Which lines below hold the word "script"? Copy all of them.

[Source material]:
+++

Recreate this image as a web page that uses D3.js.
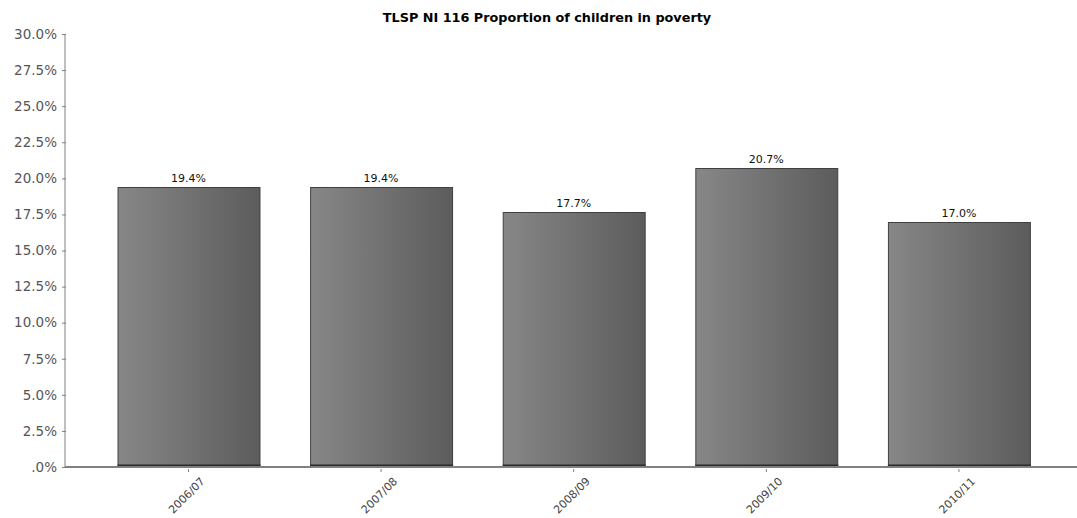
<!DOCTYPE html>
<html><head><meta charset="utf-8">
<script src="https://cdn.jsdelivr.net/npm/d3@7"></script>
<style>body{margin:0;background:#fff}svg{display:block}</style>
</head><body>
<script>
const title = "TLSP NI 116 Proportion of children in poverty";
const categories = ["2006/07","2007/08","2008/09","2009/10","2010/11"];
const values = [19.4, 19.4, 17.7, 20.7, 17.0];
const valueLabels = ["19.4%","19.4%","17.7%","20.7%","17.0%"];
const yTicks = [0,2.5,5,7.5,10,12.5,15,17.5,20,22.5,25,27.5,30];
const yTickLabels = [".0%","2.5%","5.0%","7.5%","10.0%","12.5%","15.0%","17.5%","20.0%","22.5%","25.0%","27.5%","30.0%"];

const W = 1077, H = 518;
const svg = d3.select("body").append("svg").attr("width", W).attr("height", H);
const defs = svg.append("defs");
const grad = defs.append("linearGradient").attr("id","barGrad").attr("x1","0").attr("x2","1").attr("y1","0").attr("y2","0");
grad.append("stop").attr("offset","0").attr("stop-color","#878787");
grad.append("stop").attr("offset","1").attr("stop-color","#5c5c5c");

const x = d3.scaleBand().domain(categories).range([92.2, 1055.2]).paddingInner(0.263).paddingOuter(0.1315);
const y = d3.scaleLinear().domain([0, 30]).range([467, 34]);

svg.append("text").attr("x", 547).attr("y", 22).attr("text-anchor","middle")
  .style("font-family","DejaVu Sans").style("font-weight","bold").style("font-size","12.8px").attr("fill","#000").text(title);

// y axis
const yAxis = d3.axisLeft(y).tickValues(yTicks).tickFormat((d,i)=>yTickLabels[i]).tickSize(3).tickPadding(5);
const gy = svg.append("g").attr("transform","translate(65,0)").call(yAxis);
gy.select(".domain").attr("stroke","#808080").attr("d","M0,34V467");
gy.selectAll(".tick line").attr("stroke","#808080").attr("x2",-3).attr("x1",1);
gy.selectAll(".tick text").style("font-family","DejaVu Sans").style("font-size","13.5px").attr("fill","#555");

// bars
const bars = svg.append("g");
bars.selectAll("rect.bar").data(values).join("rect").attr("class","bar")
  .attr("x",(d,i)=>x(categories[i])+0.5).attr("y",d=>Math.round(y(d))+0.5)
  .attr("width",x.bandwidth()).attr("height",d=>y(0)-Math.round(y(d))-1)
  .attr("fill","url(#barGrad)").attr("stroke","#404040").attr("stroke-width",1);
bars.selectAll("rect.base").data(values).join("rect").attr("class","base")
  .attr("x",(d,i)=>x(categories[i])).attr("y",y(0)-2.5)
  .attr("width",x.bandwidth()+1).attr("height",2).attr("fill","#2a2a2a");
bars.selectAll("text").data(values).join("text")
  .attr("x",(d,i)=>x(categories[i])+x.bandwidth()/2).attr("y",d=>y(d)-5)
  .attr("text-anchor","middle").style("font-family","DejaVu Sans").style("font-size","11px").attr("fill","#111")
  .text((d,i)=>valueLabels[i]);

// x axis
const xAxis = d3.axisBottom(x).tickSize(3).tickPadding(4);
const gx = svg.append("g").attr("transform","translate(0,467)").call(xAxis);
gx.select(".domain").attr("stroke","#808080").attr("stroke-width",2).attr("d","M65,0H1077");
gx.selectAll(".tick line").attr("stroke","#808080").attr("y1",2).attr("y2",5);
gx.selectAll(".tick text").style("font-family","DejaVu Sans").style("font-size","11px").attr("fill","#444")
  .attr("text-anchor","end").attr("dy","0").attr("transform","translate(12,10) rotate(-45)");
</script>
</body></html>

+++

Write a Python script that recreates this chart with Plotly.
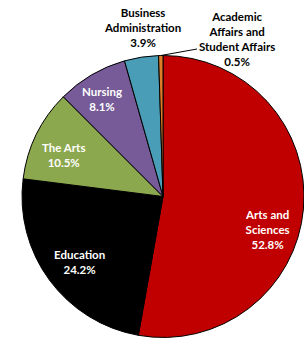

+++

[Response to this task]:
<script src="https://cdn.jsdelivr.net/npm/d3@7"></script>
<script>
</script>
Write a Python script that recreates this chart with Plotly.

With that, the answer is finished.